FAQ5. There is a filing requirement under the New Rules on private placements. Who has the onus of making the filing and what does this entail?
A. The onus is on the offshore fund operator to make the filing with SITCA and also the Taiwan Central Bank on each private placement under the New Rules, but the offshore fund operator may appoint its Local Agent to make the filing.
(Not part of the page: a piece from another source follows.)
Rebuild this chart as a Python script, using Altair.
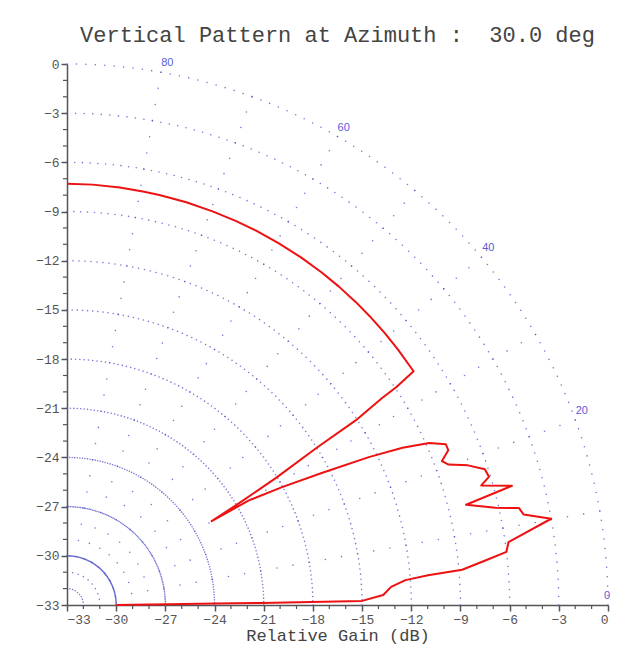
import altair as alt
import pandas as pd

# ---------------- data ----------------
TITLE = "Vertical Pattern at Azimuth :\u00a0 30.0 deg"
X_TITLE = "Relative Gain (dB)"
FLOOR = -33
MAJOR_TICKS = [-33, -30, -27, -24, -21, -18, -15, -12, -9, -6, -3, 0]
MINOR_TICKS = [v for v in range(-33, 1) if v % 3 != 0]
RING_GAINS = [-30, -27, -24, -21, -18, -15, -12, -9, -6, -3, 0]
RADIAL_ANGLES = [10, 20, 30, 40, 50, 60, 70, 80]
ANGLE_LABELS = ["0", "20", "40", "60", "80"]
ANGLE_LABEL_ELEV = [1.0, 20.6, 40.3, 59.9, 79.5]
ANGLE_LABEL_GAIN = [-0.05, 0.55, 0.7, 0.65, 0.6]

# elevation pattern (elevation angle in degrees, relative gain in dB)
elev_deg = [90.0, 86.5, 82.8, 79.6, 77.3, 73.5, 69.7, 66.3, 63.2, 59.7, 56.0, 52.6,
            49.5, 46.4, 43.7, 40.5, 37.6, 34.0,
            33.5, 33.3, 32.6, 32.2, 31.3, 30.6, 30.1,
            29.9, 28.7, 27.4, 26.1, 25.1, 24.1, 23.0, 22.1, 21.0, 20.2, 19.2, 18.0,
            16.9, 16.1, 15.0,
            14.1, 12.8, 12.1, 11.2, 10.1, 8.1, 6.9, 6.1, 5.1, 4.7, 4.2, 3.2, 1.8,
            0.8, 0.7, 0.6, 0.6, 0.4, 0.0]
gain_db = [-7.30, -7.31, -7.33, -7.35, -7.36, -7.38, -7.40, -7.41, -7.42, -7.43, -7.44, -7.45,
           -7.46, -7.47, -7.48, -7.49, -7.50, -7.50,
           -8.9, -10.0, -12.1, -15.0, -18.1, -20.8, -22.8,
           -20.2, -18.0, -15.5, -12.5, -10.4, -8.8, -7.9, -7.9, -8.5, -8.2, -7.1, -6.2,
           -6.1, -6.7, -4.9,
           -7.9, -6.2, -4.8, -4.6, -3.0, -5.8, -6.0, -7.3, -8.8, -10.9, -12.3, -13.2, -13.7,
           -15.0, -18.1, -21.1, -23.9, -26.9, -30.0]

# ---------------- tables ----------------
W = 541
H = 541
pattern = pd.DataFrame({"i": list(range(len(elev_deg))), "elev": elev_deg, "gain": gain_db})
rings = pd.DataFrame([{"elev": a, "gain": g} for g in RING_GAINS for a in range(0, 91)])
radial = pd.DataFrame([{"elev": a, "gain": FLOOR + r} for a in RADIAL_ANGLES for r in range(1, 34)])
labels = pd.DataFrame({"elev": ANGLE_LABEL_ELEV, "gain": ANGLE_LABEL_GAIN, "text": ANGLE_LABELS})
minor = pd.DataFrame({"px": MINOR_TICKS, "py": MINOR_TICKS})

x_scale = alt.Scale(domain=[-33, 0], nice=False, zero=False)
y_scale = alt.Scale(domain=[-33, 0], nice=False, zero=False)

XCALC = "-33 + (datum.gain + 33) * cos(datum.elev * PI / 180)"
YCALC = "-33 + (datum.gain + 33) * sin(datum.elev * PI / 180)"

AX = dict(
    values=MAJOR_TICKS, grid=False, format="d",
    labelFont="Liberation Mono", labelFontSize=13, labelColor="#555",
    tickSize=6, tickColor="#555", tickWidth=1.5,
    domainColor="#555", domainWidth=1.5, labelPadding=2,
)
X_AXIS = alt.Axis(title=X_TITLE, titleFont="Liberation Mono", titleFontSize=17,
                  titleFontWeight="normal", titleColor="#444", titlePadding=1, **AX)
Y_AXIS = alt.Axis(title=None, **AX)

X_ENC = alt.X("px:Q", scale=x_scale, axis=X_AXIS)
Y_ENC = alt.Y("py:Q", scale=y_scale, axis=Y_AXIS)

grid_color = "#5555cc"

ring_layer = alt.Chart(rings).transform_calculate(px=XCALC, py=YCALC).mark_circle(
    size=2.5, color=grid_color, opacity=0.8
).encode(x=X_ENC, y=Y_ENC)

radial_layer = alt.Chart(radial).transform_calculate(px=XCALC, py=YCALC).mark_circle(
    size=2.5, color=grid_color, opacity=0.8
).encode(x=X_ENC, y=Y_ENC)

label_layer = alt.Chart(labels).transform_calculate(px=XCALC, py=YCALC).mark_text(
    font="Liberation Sans", fontSize=11, color="#5a5ad6", align="center", baseline="middle"
).encode(x=X_ENC, y=Y_ENC, text="text:N")

pattern_layer = alt.Chart(pattern).transform_calculate(px=XCALC, py=YCALC).mark_line(
    color="#ee1111", strokeWidth=2, strokeJoin="round"
).encode(x=X_ENC, y=Y_ENC, order="i:Q")

x_minor = alt.Chart(minor).mark_rule(color="#555", strokeWidth=1.2).encode(
    x=X_ENC,
    y=alt.value(H),
    y2=alt.value(H + 4),
)
y_minor = alt.Chart(minor).mark_rule(color="#555", strokeWidth=1.2).encode(
    y=Y_ENC,
    x=alt.value(0),
    x2=alt.value(-4),
)

chart = alt.layer(
    ring_layer, radial_layer, label_layer, pattern_layer, x_minor, y_minor
).properties(
    width=W, height=H,
    title=alt.TitleParams(text=TITLE, font="Liberation Mono", fontSize=22,
                          fontWeight="normal", color="#444", anchor="middle", offset=10),
    autosize=alt.AutoSizeParams(type="none"),
    padding={"left": 59, "top": 56, "right": 4, "bottom": 40},
).configure(background="white").configure_view(stroke=None)

chart.save("out.html", embed_options={"renderer": "svg", "actions": False})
The first filing is required to be made within five days of the completion of fund raising at the launch of the fund, and thereafter on a monthly basis within five days from the beginning of each month for any changes in the number of investors and/or amount of funds raised.
There is a prescribed form to be completed and submitted on filing, which requires information to be submitted on the fund and its service providers, the Local Agent, tax agent, process agent, the number of investors who are professional investors (ie. banks, trust companies, securities brokerage, financial holdings etc) and amount of funds raised from such persons, the number of investors not exceeding 35 who are private investors (ie. natural persons, legal persons, funds of prescribed qualification) and amount of funds raised from such persons, and aggregated number of investors and funds raised.
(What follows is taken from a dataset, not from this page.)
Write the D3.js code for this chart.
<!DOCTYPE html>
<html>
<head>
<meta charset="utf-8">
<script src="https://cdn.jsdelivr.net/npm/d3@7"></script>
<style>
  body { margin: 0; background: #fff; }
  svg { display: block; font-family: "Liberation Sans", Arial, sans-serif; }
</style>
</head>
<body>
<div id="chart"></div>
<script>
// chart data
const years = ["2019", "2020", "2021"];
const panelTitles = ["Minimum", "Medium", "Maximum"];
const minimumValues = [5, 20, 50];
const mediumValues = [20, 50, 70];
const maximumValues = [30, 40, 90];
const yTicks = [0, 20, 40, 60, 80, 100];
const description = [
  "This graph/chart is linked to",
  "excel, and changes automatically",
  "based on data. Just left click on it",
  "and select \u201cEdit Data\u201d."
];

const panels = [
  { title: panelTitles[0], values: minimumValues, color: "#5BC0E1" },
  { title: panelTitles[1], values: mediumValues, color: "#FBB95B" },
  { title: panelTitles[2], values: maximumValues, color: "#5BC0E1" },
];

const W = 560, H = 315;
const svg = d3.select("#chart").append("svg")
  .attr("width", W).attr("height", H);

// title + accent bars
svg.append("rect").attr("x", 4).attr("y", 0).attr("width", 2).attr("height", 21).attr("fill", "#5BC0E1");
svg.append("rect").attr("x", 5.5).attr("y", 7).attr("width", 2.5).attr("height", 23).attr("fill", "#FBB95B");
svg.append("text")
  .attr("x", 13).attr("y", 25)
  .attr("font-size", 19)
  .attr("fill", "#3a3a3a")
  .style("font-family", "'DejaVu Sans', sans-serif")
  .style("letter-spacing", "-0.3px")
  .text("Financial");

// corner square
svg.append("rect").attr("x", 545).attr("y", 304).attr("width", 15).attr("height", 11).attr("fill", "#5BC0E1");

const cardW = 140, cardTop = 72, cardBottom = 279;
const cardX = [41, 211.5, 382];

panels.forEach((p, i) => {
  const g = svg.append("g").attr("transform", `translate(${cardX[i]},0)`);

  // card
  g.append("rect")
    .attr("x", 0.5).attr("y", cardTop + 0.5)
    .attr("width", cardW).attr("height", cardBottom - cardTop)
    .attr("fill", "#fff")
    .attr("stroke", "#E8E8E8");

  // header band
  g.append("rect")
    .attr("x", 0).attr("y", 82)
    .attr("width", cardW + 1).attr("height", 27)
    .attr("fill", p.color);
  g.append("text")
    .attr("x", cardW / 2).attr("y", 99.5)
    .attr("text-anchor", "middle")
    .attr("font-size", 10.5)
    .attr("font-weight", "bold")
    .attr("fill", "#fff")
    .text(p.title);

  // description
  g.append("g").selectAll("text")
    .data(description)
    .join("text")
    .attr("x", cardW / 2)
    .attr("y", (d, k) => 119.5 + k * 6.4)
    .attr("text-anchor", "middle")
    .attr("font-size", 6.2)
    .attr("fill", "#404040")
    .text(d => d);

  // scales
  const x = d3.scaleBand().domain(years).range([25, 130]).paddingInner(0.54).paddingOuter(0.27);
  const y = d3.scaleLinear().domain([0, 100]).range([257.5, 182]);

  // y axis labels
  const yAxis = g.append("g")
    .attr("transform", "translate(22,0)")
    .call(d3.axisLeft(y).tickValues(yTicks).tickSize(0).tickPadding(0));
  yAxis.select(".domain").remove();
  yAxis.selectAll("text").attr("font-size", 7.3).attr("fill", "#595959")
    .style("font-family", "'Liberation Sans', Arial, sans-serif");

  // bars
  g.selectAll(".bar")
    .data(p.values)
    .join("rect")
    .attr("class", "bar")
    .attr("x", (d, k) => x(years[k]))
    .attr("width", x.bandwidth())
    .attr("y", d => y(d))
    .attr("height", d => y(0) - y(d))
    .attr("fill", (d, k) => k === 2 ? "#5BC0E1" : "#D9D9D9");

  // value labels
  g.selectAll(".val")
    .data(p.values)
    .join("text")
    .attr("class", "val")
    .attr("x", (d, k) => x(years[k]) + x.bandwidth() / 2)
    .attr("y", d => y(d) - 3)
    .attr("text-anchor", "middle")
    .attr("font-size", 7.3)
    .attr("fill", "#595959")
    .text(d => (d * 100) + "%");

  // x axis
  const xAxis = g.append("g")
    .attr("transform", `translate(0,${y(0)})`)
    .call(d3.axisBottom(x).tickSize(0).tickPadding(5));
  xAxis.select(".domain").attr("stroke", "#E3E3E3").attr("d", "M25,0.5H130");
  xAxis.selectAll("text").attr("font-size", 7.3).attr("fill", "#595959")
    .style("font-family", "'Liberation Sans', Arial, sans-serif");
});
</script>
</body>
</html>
FAQ6. How should we handle Taiwan foreign exchange control when conducting private placement to Taiwan investors?
A. The New Rules provide that where the offshore fund operator appoints a Local Agent to conduct private placement, the Local Agent is required to apply to the Taiwan Central Bank for approval to handle the foreign exchange remittance transactions relating to the private placement. However, where the offshore fund operator itself conducts the private placement directly, the investors themselves are required to arrange foreign exchange remittance in accordance with the relevant exchange control regulations.